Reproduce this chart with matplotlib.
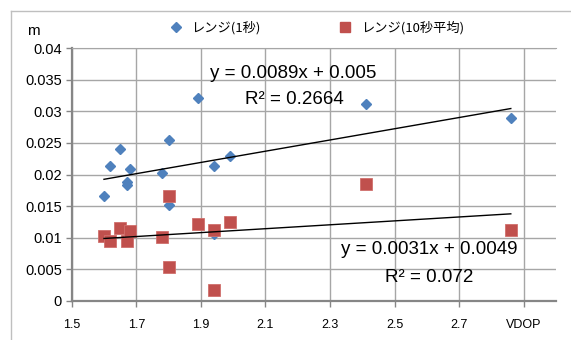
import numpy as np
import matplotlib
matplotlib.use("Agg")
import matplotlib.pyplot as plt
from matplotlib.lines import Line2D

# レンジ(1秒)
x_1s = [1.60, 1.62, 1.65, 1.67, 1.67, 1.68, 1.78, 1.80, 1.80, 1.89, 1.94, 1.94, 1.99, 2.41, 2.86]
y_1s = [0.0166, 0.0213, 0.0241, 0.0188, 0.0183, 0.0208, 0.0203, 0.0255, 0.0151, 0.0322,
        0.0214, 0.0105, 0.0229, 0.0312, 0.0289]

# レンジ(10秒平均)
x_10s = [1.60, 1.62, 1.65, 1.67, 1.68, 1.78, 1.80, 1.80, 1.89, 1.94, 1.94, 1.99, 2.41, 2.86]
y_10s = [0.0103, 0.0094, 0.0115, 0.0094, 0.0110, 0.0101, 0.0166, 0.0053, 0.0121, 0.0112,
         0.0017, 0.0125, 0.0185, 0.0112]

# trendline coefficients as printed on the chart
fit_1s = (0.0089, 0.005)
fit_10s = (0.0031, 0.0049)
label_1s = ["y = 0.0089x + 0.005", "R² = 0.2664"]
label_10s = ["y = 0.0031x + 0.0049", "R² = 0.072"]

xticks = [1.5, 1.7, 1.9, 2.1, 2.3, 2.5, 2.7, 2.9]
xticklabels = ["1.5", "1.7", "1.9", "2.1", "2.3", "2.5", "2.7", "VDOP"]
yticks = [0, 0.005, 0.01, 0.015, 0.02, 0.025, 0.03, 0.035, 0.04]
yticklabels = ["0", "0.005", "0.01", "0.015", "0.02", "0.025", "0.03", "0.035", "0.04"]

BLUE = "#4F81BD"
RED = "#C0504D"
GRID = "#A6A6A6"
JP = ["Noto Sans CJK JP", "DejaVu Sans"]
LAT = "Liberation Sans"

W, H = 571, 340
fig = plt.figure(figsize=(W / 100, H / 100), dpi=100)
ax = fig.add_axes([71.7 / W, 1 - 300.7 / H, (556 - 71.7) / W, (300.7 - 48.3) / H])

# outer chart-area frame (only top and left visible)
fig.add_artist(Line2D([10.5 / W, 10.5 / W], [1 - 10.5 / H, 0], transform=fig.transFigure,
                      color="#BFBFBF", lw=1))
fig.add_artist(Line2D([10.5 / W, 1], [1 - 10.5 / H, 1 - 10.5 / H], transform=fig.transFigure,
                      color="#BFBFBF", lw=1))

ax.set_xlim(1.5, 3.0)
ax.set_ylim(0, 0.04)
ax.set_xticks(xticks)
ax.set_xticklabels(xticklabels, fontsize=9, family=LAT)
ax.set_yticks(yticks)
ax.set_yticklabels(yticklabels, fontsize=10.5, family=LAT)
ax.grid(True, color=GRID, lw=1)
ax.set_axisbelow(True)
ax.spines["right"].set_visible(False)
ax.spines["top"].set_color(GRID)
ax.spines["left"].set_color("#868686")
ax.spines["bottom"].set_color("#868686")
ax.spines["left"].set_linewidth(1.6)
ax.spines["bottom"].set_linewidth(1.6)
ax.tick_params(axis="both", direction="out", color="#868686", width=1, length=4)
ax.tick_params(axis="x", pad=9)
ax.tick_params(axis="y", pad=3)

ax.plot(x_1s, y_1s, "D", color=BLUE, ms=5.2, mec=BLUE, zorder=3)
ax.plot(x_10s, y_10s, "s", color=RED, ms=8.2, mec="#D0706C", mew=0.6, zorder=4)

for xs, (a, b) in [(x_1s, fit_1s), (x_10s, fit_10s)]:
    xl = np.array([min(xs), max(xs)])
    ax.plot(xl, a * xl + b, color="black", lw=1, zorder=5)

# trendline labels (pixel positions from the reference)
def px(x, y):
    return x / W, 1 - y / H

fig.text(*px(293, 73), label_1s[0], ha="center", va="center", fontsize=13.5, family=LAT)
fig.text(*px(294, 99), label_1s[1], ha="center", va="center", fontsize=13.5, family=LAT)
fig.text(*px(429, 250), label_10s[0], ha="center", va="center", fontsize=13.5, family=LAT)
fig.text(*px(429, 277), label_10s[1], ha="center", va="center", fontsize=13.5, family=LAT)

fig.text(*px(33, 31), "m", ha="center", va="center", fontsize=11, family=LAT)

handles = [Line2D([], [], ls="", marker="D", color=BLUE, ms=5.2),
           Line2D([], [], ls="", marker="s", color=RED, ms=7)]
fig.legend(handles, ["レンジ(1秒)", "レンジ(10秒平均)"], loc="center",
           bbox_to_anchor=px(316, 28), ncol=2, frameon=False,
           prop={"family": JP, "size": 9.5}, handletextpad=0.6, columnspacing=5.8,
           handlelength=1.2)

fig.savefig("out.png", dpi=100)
++++++++++
The lines from the top of the data above through the one holding "0.0017, 0.0125, 0.0185, 0.0112]" are to be repeated exactly, and only those, with no pictures.

Reproduce this chart with matplotlib.
import numpy as np
import matplotlib
matplotlib.use("Agg")
import matplotlib.pyplot as plt
from matplotlib.lines import Line2D

# レンジ(1秒)
x_1s = [1.60, 1.62, 1.65, 1.67, 1.67, 1.68, 1.78, 1.80, 1.80, 1.89, 1.94, 1.94, 1.99, 2.41, 2.86]
y_1s = [0.0166, 0.0213, 0.0241, 0.0188, 0.0183, 0.0208, 0.0203, 0.0255, 0.0151, 0.0322,
        0.0214, 0.0105, 0.0229, 0.0312, 0.0289]

# レンジ(10秒平均)
x_10s = [1.60, 1.62, 1.65, 1.67, 1.68, 1.78, 1.80, 1.80, 1.89, 1.94, 1.94, 1.99, 2.41, 2.86]
y_10s = [0.0103, 0.0094, 0.0115, 0.0094, 0.0110, 0.0101, 0.0166, 0.0053, 0.0121, 0.0112,
         0.0017, 0.0125, 0.0185, 0.0112]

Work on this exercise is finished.